Mr.Person was generous with his time, spending hours with us;  we felt honored to be able to spend this time with him and his charming wife.

















After dinner we all met in the rec room of the hotel. We bowled, played pool and shuffleboard, and listened to a CD compilation of each student’s (and faculty member’s!) favorite songs.





Student Responses:

Georgia: Today was about two men whose struggles allowed me to have dreams and have those dreams come to fruition, Dr. Martin Luther King and Freedom Rider Charles Person. We went to the King Center and toured his birth home where he lived till he was twelve years old. What touched me most about revisiting Dr. King was seeing the things that shaped him to be the remarkable man that he was, the man that shaped America to not see race but to see a person’s character. Martin Luther King’s childhood propelled him to be an instrument and a catalyst for change. His father at a young age taught him about racial injustices that happened to him, such as when a police officer racially profilied him and called him boy, ever though he was a grown man, college educated and a reverend. King’s family structure, education, church and even his neighborhood allowed him to be the man that he was. I am glad that the National Parks System made his neighborhood a national landmark. Growing up in this neighborhood, King saw the dichotomy between the rich and the poor. He lived in between the low and middle income families. The fact that the government saw this as a metaphor for his life is remarkable to me. They saw him as a man who corrected disparities between people. This form of commemoration I can appreciate because it emphasizes what made the man. I also appreciated meeting another extraordinary man, Freedom Rider Charles Person. I asked him this particular question: Our mini-term is about Public History (the commemoration of these events;)  are you satisfied with how the events you participated in have been presented? His answer was no, textbooks and museums cannot convey the feelings and emotions of the movement. I agree with that assertion, the only way to really understand the movement is to hear from the people who lived it. Meeting Charles Person has inspired me to be a catalyst for, I will try to live up to all that he and the countless of others fought so hard to achieve.

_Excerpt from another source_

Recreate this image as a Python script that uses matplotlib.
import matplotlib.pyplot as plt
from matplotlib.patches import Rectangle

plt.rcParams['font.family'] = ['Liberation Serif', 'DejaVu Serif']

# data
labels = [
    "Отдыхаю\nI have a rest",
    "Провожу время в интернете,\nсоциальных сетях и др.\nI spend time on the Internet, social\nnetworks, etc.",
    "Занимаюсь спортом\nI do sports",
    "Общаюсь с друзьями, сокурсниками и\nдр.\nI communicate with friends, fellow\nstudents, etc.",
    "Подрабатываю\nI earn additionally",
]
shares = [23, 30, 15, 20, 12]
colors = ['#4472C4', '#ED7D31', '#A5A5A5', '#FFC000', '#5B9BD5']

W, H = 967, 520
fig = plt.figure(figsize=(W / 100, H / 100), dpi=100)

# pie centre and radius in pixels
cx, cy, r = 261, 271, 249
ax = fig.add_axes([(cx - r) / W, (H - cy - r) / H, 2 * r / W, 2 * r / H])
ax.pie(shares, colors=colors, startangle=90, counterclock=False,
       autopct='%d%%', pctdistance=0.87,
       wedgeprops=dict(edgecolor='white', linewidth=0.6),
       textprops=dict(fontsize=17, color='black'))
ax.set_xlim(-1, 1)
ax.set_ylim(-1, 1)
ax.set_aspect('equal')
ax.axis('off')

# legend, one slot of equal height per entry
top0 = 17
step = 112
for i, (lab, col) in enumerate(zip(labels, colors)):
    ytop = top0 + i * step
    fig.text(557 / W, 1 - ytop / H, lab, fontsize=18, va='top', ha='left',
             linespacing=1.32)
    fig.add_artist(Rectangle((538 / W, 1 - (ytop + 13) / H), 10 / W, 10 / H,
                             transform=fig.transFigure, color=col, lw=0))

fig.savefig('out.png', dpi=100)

Peter: Today we met with Charlest Person, the youngest Freedom Rider that took part in the bus rides from Washington DC to various points in the South. This was the first time we got to speak with someone who was involved in the movement. This made the experience more real for me. You can read all the books you want to, you can see all the films and photos that your mind will let you, but nothing can compare to actually sitting and talking with history. Charles Person gave us his perspective on what happened during the Freedom Rides and it was spectacular. I was enthralled in what he was telling us, and I was fortunate to be able to ask him a question. My question dealt with the transition from the traditional Civil Rights Movement to the Black Power Movement and it was cool to hear what he had to say about it. Mr. Person told me that it was Mississippi that fueled the Black Power movement. He explained to me that prior to going to Mississippi, Stokely Carmichael was nonviolent and a member of SNCC but when he saw how bad the situation was in Mississippi, he felt that nonviolence wouldn’t work anymore and switched his philosophical stance. I had never heard that explanation before. History books offer that it was Carmichael, who was the philosophical messiah of the Black Power Movement, but these books never explain why and getting this perspective from Charles Person was amazing. Speaking with him really got me excited to talk with some of the other people that we are going to meet on this trip. What an experience!

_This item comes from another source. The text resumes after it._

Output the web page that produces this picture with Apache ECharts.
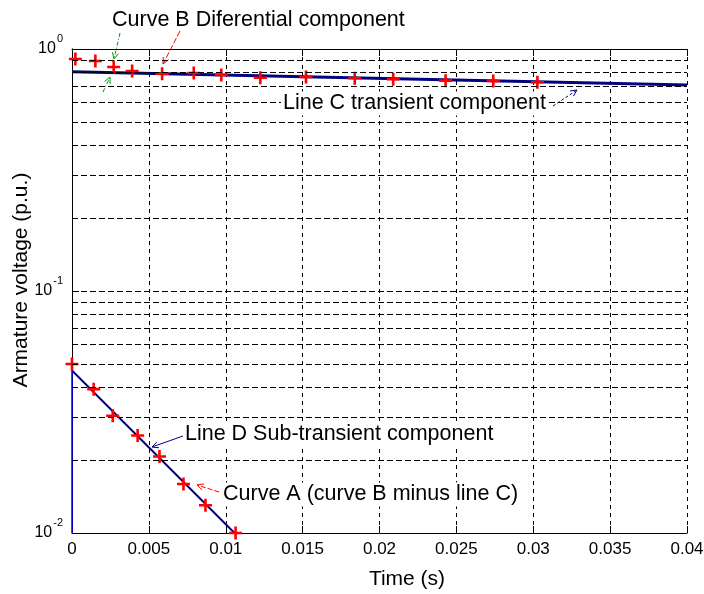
<!DOCTYPE html>
<html>
<head>
<meta charset="utf-8">
<script src="https://cdn.jsdelivr.net/npm/echarts@6/dist/echarts.min.js"></script>
<style>
  html, body { margin: 0; padding: 0; background: #fff; }
  #chart { width: 704px; height: 594px; }
</style>
</head>
<body>
<div id="chart"></div>
<script>
// Curve B: measured armature voltage after the fault (p.u.)
const curveBTime = [0.00022, 0.00152, 0.00271, 0.00391, 0.00586, 0.00792, 0.00971, 0.01225, 0.01522, 0.01839, 0.02089, 0.02430, 0.02740, 0.03027];
const curveBVolt = [0.909, 0.892, 0.843, 0.811, 0.790, 0.796, 0.781, 0.761, 0.766, 0.757, 0.750, 0.740, 0.738, 0.729];

// Curve A: curve B minus line C
const curveATime = [0, 0.00141, 0.00265, 0.00427, 0.00569, 0.00725, 0.00868, 0.01064];
const curveAVolt = [0.0499, 0.0393, 0.0305, 0.0253, 0.0207, 0.01594, 0.01302, 0.0100];

// Line C: transient component (straight on the log scale)
const lineCTime = [0, 0.04];
const lineCVolt = [0.806, 0.710];

// Line D: sub-transient component
const lineDTime = [0, 0.01057];
const lineDVolt = [0.0469, 0.0100];

// Vertical segment of line D at t = 0
const dropTime = [0, 0];
const dropVolt = [0.0469, 0.0100];

// Horizontal dashed grid levels of the log axis
const logGridLevels = [0.02, 0.03, 0.04, 0.05, 0.06, 0.07, 0.08, 0.09, 0.1,
                       0.2, 0.3, 0.4, 0.5, 0.6, 0.7, 0.8, 0.9];

// Axis ranges
const timeMin = 0, timeMax = 0.04, timeStep = 0.005;
const voltMin = 0.01, voltMax = 1;

const FONT = '"Liberation Sans", Arial, sans-serif';
const NAVY = '#000080';
const RED = '#ff0000';
const GREEN = '#009900';
const PLUS = 'path://M4,0H6V4H10V6H6V10H4V6H0V4H4Z';

const pairs = (xs, ys) => xs.map((x, i) => [x, ys[i]]);

const chart = echarts.init(document.getElementById('chart'), null, { renderer: 'canvas' });

// Annotation arrow: a thin line with an open head at its end point
function arrow(x1, y1, x2, y2, color, dash) {
  const a = Math.atan2(y2 - y1, x2 - x1);
  const L = 7, w = 0.45;
  const h1 = [x2 - L * Math.cos(a - w), y2 - L * Math.sin(a - w)];
  const h2 = [x2 - L * Math.cos(a + w), y2 - L * Math.sin(a + w)];
  return {
    type: 'group', z: 100,
    children: [
      { type: 'line', shape: { x1, y1, x2, y2 },
        style: { stroke: color, lineWidth: 1, lineDash: dash || null } },
      { type: 'polyline', shape: { points: [h1, [x2, y2], h2] },
        style: { stroke: color, lineWidth: 1, fill: null } }
    ]
  };
}

function note(text, x, y, boxed) {
  return {
    type: 'text', z: 100, x, y,
    style: {
      text, font: '21.5px ' + FONT, fill: '#000',
      verticalAlign: 'middle', align: 'left',
      backgroundColor: boxed ? '#fff' : null,
      padding: boxed ? [1, 2, 1, 2] : 0
    }
  };
}

const option = {
  backgroundColor: '#fff',
  animation: false,
  grid: { left: 72, right: 17, top: 49, bottom: 61, containLabel: false, outerBoundsMode: 'none' },
  xAxis: [
    {
      type: 'value', position: 'bottom',
      min: timeMin, max: timeMax, interval: timeStep,
      name: 'Time (s)', nameLocation: 'middle', nameGap: 36, nameMoveOverlap: false,
      nameTextStyle: { fontFamily: FONT, fontSize: 21, color: '#000', padding: [0, 0, 0, 55] },
      axisLine: { show: true, lineStyle: { color: '#000', width: 1 } },
      axisTick: { show: true, inside: true, length: 7, lineStyle: { color: '#000' } },
      axisLabel: { fontFamily: FONT, fontSize: 17, color: '#000', margin: 8,
                   showMinLabel: true, showMaxLabel: true },
      splitLine: { show: true, lineStyle: { color: '#000', width: 1, type: [4, 4] } }
    },
    {
      type: 'value', position: 'top',
      min: timeMin, max: timeMax, interval: timeStep,
      axisLine: { show: true, lineStyle: { color: '#000', width: 1 } },
      axisTick: { show: true, inside: true, length: 7, lineStyle: { color: '#000' } },
      axisLabel: { show: false },
      splitLine: { show: false }
    }
  ],
  yAxis: [
    {
      type: 'log', logBase: 10, position: 'left',
      min: voltMin, max: voltMax,
      name: 'Armature voltage (p.u.)', nameLocation: 'middle', nameGap: 40, nameRotate: 90,
      nameMoveOverlap: false,
      nameTextStyle: { fontFamily: FONT, fontSize: 21, color: '#000', padding: [0, 0, 0, 22] },
      axisLine: { show: true, lineStyle: { color: '#000', width: 1 } },
      axisTick: { show: true, inside: true, length: 7, lineStyle: { color: '#000' } },
      splitLine: { show: false },
      axisLabel: {
        margin: 9,
        formatter: v => '{b|10}{s|' + Math.round(Math.log10(v)) + '}',
        rich: {
          b: { fontFamily: FONT, fontSize: 16, color: '#000', lineHeight: 16 },
          s: { fontFamily: FONT, fontSize: 11, color: '#000', lineHeight: 11,
               padding: [0, 0, 20, 1] }
        }
      }
    },
    {
      type: 'log', logBase: 10, position: 'right',
      min: voltMin, max: voltMax,
      axisLine: { show: true, lineStyle: { color: '#000', width: 1 } },
      axisTick: { show: false },
      axisLabel: { show: false },
      splitLine: { show: false }
    }
  ],
  graphic: [
    note('Curve B Diferential component', 112, 20.5, false),
    note('Line C transient component', 281, 103.5, true),
    note('Line D Sub-transient component', 183, 434, true),
    note('Curve A (curve B minus line C)', 221, 494.5, true),
    arrow(120, 33, 114, 59, GREEN, [4, 2, 1, 2]),
    arrow(103, 92, 110, 77, GREEN, [4, 2, 1, 2]),
    arrow(180, 31, 163, 64, RED, [6, 2]),
    arrow(553, 106, 577, 90, NAVY, [3, 2]),
    arrow(183, 436, 152, 447, NAVY, null),
    arrow(219, 492, 197, 485, RED, [5, 2])
  ],
  series: [
    {
      // dashed horizontal grid of the log axis
      name: 'grid', type: 'line', data: [], z: 1, silent: true,
      markLine: {
        silent: true, symbol: ['none', 'none'], label: { show: false },
        animation: false,
        lineStyle: { color: '#000', width: 1, type: [6, 3] },
        data: logGridLevels.map(v => ({ yAxis: v }))
      }
    },
    {
      name: 'Line C', type: 'line', data: pairs(lineCTime, lineCVolt),
      showSymbol: false, symbol: 'none', z: 3,
      lineStyle: { color: NAVY, width: 3 }
    },
    {
      name: 'Line D', type: 'line', data: pairs(lineDTime, lineDVolt),
      showSymbol: false, symbol: 'none', z: 3,
      lineStyle: { color: NAVY, width: 2 }
    },
    {
      name: 'Line D start', type: 'line', data: pairs(dropTime, dropVolt),
      showSymbol: false, symbol: 'none', z: 3,
      lineStyle: { color: '#0000ff', width: 1.5 }
    },
    {
      name: 'Curve B', type: 'scatter', data: pairs(curveBTime, curveBVolt),
      symbol: PLUS, symbolSize: 13, clip: false, z: 4,
      itemStyle: { color: RED, opacity: 1 }
    },
    {
      name: 'Curve A', type: 'scatter', data: pairs(curveATime, curveAVolt),
      symbol: PLUS, symbolSize: 13, clip: false, z: 4,
      itemStyle: { color: RED, opacity: 1 }
    }
  ]
};

chart.setOption(option);
</script>
</body>
</html>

Marissa: Mr. Person passed around an original copy of the itinerary of the Freedom Rides that he participated in. As I sit here writing this entry, I glance over at my printed itinerary for this miniterm and can’t help but feel a connection. Something so simple as a piece of paper created so many emotions for me, making the Freedom Rides a reality by feeling a part of the past. “That was it,” I thought. “This was where Mr. Person and the other students (my age!) were set to travel.” Sure they had been prepared to face discrimination, hatred, and even violence during the trip, but they had no idea how angry the mobs would be. Studying the Freedom Riders’ itinerary, I looked at each city they were to stop in along the way and was filled with excitement realizing that we too were stopping in a lot of the same cities. I quickly remembered though that we, also an interracial group, weren’t going to be met by people wanting to take our lives simply for sitting on a bus or using the “wrong” bathroom. I looked up at Mr. Person and smiled. This man helped to make our trip a reality. Without the bravery and courage he portrayed during the Freedom Rides, who knows where the South would be today.

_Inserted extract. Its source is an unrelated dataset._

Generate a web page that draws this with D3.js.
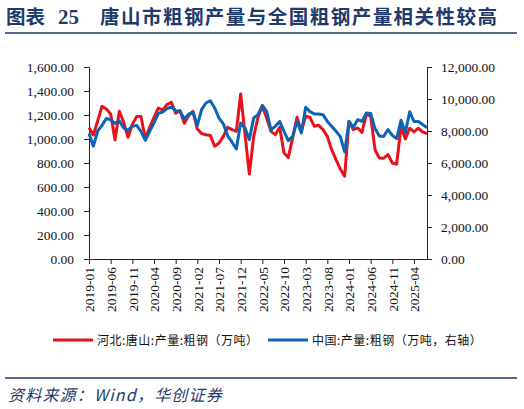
<!DOCTYPE html>
<html>
<head>
<meta charset="utf-8">
<script src="https://cdn.jsdelivr.net/npm/d3@7"></script>
<style>
  body { margin: 0; background: #fff; }
  svg { display: block; }
</style>
</head>
<body>
<div id="chart"></div>
<script>
const width = 524;
const height = 409;

// monthly categories 2019-01 .. 2025-07
const months = d3.timeMonth.range(new Date(2019, 0, 1), new Date(2025, 7, 1)).map(d3.timeFormat("%Y-%m"));

const tickLabels = ["2019-01", "2019-06", "2019-11", "2020-04", "2020-09", "2021-02", "2021-07", "2021-12",
  "2022-05", "2022-10", "2023-03", "2023-08", "2024-01", "2024-06", "2024-11", "2025-04"];

const leftTicks = [0, 200, 400, 600, 800, 1000, 1200, 1400, 1600];
const rightTicks = [0, 2000, 4000, 6000, 8000, 10000, 12000];

// 河北:唐山:产量:粗钢 (万吨), left axis
const tangshan = [1094, 1033, 1150, 1272, 1250, 1208, 992, 1231, 1139, 1014, 1120, 1187, 1187, 1000, 1097, 1180,
  1258, 1242, 1287, 1306, 1214, 1237, 1131, 1195, 1231, 1083, 1045, 1035, 1030, 940, 967, 1022, 1097, 1078, 1064,
  1375, 1040, 708, 1020, 1181, 1272, 1175, 1064, 1036, 1097, 883, 847, 1008, 1181, 1064, 1189, 1181, 1106, 1114,
  1078, 1022, 911, 828, 750, 690, 1147, 1078, 1092, 1055, 1208, 1189, 911, 842, 840, 870, 800, 790, 1100, 1000,
  1090, 1060, 1090, 1060, 1045];

// 中国:产量:粗钢 (万吨), right axis
const china = [7850, 7050, 8000, 8350, 8780, 8700, 8480, 8640, 8190, 8050, 8290, 8350, 7980, 7420, 7980, 8500,
  9100, 9190, 9400, 9500, 9270, 9230, 8750, 9050, 9190, 8350, 9350, 9750, 9890, 9440, 8810, 8450, 7700, 7300, 6880,
  8500, 8190, 7460, 8810, 9020, 9600, 9230, 8080, 8290, 8600, 7980, 7400, 7670, 8600, 7880, 9480, 9210, 9060, 9060,
  9020, 8600, 8290, 7980, 7650, 6690, 8600, 8230, 8710, 8600, 9130, 9100, 8150, 7680, 7660, 8090, 7730, 7520, 8670,
  7900, 9200, 8600, 8590, 8400, 8200];

const seriesNames = ["河北:唐山:产量:粗钢（万吨）", "中国:产量:粗钢（万吨，右轴）"];
const red = "#E8121B";
const blue = "#0B64B6";
const navy = "#1F3A6B";

const plotLeft = 89, plotRight = 427, plotTop = 67, plotBottom = 259;

const svg = d3.select("#chart")
  .append("svg")
  .attr("width", width)
  .attr("height", height);

// title
svg.append("text")
  .attr("x", 6).attr("y", 24)
  .attr("textLength", 39)
  .attr("lengthAdjust", "spacing")
  .style("font-family", "'Noto Sans CJK SC'")
  .style("font-weight", 700)
  .style("font-size", "19.5px")
  .attr("fill", navy)
  .text("图表");
svg.append("text")
  .attr("x", 58).attr("y", 24)
  .style("font-family", "'Liberation Serif'")
  .style("font-weight", 700)
  .style("font-size", "21px")
  .attr("fill", navy)
  .text("25");
svg.append("text")
  .attr("x", 100).attr("y", 24)
  .attr("textLength", 397)
  .attr("lengthAdjust", "spacing")
  .style("font-family", "'Noto Sans CJK SC'")
  .style("font-weight", 700)
  .style("font-size", "19.5px")
  .attr("fill", navy)
  .text("唐山市粗钢产量与全国粗钢产量相关性较高");

svg.append("line")
  .attr("x1", 5).attr("x2", 517).attr("y1", 33).attr("y2", 33)
  .attr("stroke", navy).attr("stroke-width", 1.5);

const xScale = d3.scalePoint()
  .domain(months)
  .range([plotLeft, plotRight]);

const yLeft = d3.scaleLinear()
  .domain([0, 1600])
  .range([plotBottom, plotTop]);

const yRight = d3.scaleLinear()
  .domain([0, 12000])
  .range([plotBottom, plotTop]);

const fmt = d3.format(",.2f");

function styleAxis(g) {
  g.select(".domain").attr("stroke", "#222");
  g.selectAll(".tick line").attr("stroke", "#222");
  g.selectAll(".tick text")
    .attr("fill", "#111")
    .style("font-family", "'Liberation Serif'")
    .style("font-size", "13.5px");
}

const leftAxis = d3.axisLeft(yLeft).tickValues(leftTicks).tickFormat(fmt).tickSize(5).tickSizeOuter(5).tickPadding(10);
svg.append("g")
  .attr("id", "y-axis-left")
  .attr("transform", `translate(${plotLeft}, 0)`)
  .call(leftAxis)
  .call(styleAxis);

const rightAxis = d3.axisRight(yRight).tickValues(rightTicks).tickFormat(fmt).tickSize(5).tickSizeOuter(5).tickPadding(9);
svg.append("g")
  .attr("id", "y-axis-right")
  .attr("transform", `translate(${plotRight}, 0)`)
  .call(rightAxis)
  .call(styleAxis);

const xAxis = d3.axisBottom(xScale).tickValues(tickLabels).tickSize(5).tickSizeOuter(0).tickPadding(4);
const xg = svg.append("g")
  .attr("id", "x-axis")
  .attr("transform", `translate(0, ${plotBottom})`)
  .call(xAxis)
  .call(styleAxis);
xg.selectAll(".tick text")
  .attr("text-anchor", "end")
  .attr("transform", "rotate(-90)")
  .attr("x", -8)
  .attr("y", 0)
  .attr("dy", "0.35em");

// lines
const redLine = d3.line()
  .x((d, i) => xScale(months[i]))
  .y(d => yLeft(d));
const blueLine = d3.line()
  .x((d, i) => xScale(months[i]))
  .y(d => yRight(d));

svg.append("path")
  .datum(tangshan)
  .attr("d", redLine)
  .attr("fill", "none")
  .attr("stroke", red)
  .attr("stroke-width", 3)
  .attr("stroke-linejoin", "round");

svg.append("path")
  .datum(china)
  .attr("d", blueLine)
  .attr("fill", "none")
  .attr("stroke", blue)
  .attr("stroke-width", 3)
  .attr("stroke-linejoin", "round");

// legend
const legend = svg.append("g").attr("id", "legend");
const legendItems = [
  {name: seriesNames[0], color: red, x: 53},
  {name: seriesNames[1], color: blue, x: 268}
];
legendItems.forEach(item => {
  legend.append("line")
    .attr("x1", item.x).attr("x2", item.x + 40)
    .attr("y1", 340).attr("y2", 340)
    .attr("stroke", item.color).attr("stroke-width", 3);
  legend.append("text")
    .attr("x", item.x + 44).attr("y", 344.5)
    .style("font-family", "'Noto Sans CJK SC'")
    .style("font-size", "12px")
    .style("letter-spacing", "0.5px")
    .attr("fill", "#111")
    .text(item.name);
});

// source
svg.append("line")
  .attr("x1", 5).attr("x2", 517).attr("y1", 378).attr("y2", 378)
  .attr("stroke", navy).attr("stroke-width", 1.5);

svg.append("text")
  .attr("x", 8).attr("y", 401)
  .style("font-family", "'Noto Sans CJK SC'")
  .style("font-style", "italic")
  .style("font-size", "16px")
  .style("letter-spacing", "1.2px")
  .attr("fill", navy)
  .text("资料来源：Wind，华创证券");
</script>
</body>
</html>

AaronToday we were in Atlanta and had the opportunity to tour the childhood home of Dr. Martin Luther King Jr. Just seeing this house in person, even from a distance, left more of an impression on me than any picture in a museum ever could.  Just being on the front steps brought chills to my spine because yes, this is where King grew up as a child. Normally I’m not one to become overly excited about being somewhere touristy like this, but this was different. Setting foot in this house was literally like walking into a time machine and traveling back into the 1930’s. The furniture, the technology, the layout, the rules of the house, it really opened my eyes up to what it was like for Dr. King and his siblings to grow up and how differently we live today. I always hear stories from my grandparents about how life was during this time period but hearing similar stories about King really touched home. 

Seeing this house and listening to stories about Dr. King growing up, humanized Dr. King in my mind. Reading books, watching film, listening to people speak about him had caused me to develop this God-like persona of him. It gave me this feeling that I could never ever have a hundredth of an impact on this society that he had -that he had a persona that is unattainable by the common citizen. But viewing the house led me to understand that this not the case. Dr. King grew up just like any other kid. He played and loved sports, hated chores, picked on his sister; he got himself into trouble and tried to find any and every existing shortcut available to limit the amount of work necessary for him to please his parents. I would never have learned this had I not visited Atlanta and made it to this home. This house is a symbol of Dr. King’s humble beginning and the basis of his effort and hard work that brought him to the places that he was able to go, thus showing me, and anyone who visits the home that with hard work, patience and perserverence, great things can be achieved.